Boot Hill Cemetery

Boot Hill Cemetery

When Hays City was founded in the fall of 1867, a hill that was approximately ½ mile north of town served as the location for the first burials. It became known as the Boot Hill cemetery and estimates on the number of people buried there vary from 37 to 100. The most reliable evidence shows there were approximately 79 graves. Even though the early days of Hays City were wild and dangerous, the first few deaths were actually from natural or accidental causes. The first recorded death on November 5, 1867, which was due to an accident where a teamster was kicked in the head by a mule, followed by a fever and an unknown fatal ailment. In the next several years, many of the interments on Boot Hill were due to violence such as shootouts, mob hostility, alcoholism, suicides and racial strife.

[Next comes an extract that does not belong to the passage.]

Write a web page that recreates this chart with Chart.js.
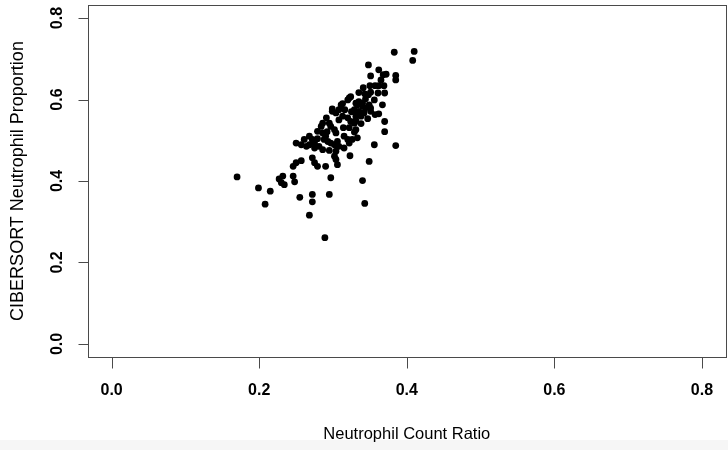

The last recorded burial on Boot Hill was on November 9, 1874. As Hays City grew further to the north and homes were built in the area and near the site of the cemetery, many of the grave sites and bodies were relocated to Mount Allen Cemetery, which was further to the north of Boot Hill. Records however were incomplete and therefore the whereabouts of all the grave sites were lost in history. Cemetery Location Visitors to this site, which is located on the northeast corner of Fort and 18th Street, can see a marker called "The Homesteader" a statue by local artist Pete Felten. The statue commemorates the first cemetery of Hays City. The Boot Hill Cemetery in Hays, the oldest west of the Mississippi, was named because many of the inhabitants "died with their boots on." By 1872, when the town of Dodge City, KS was founded, the Hays City Boot Hill was already well populated with 36 grave sites. Therefore, the original Boot Hill was located in Hays, not Dodge City as many people believe.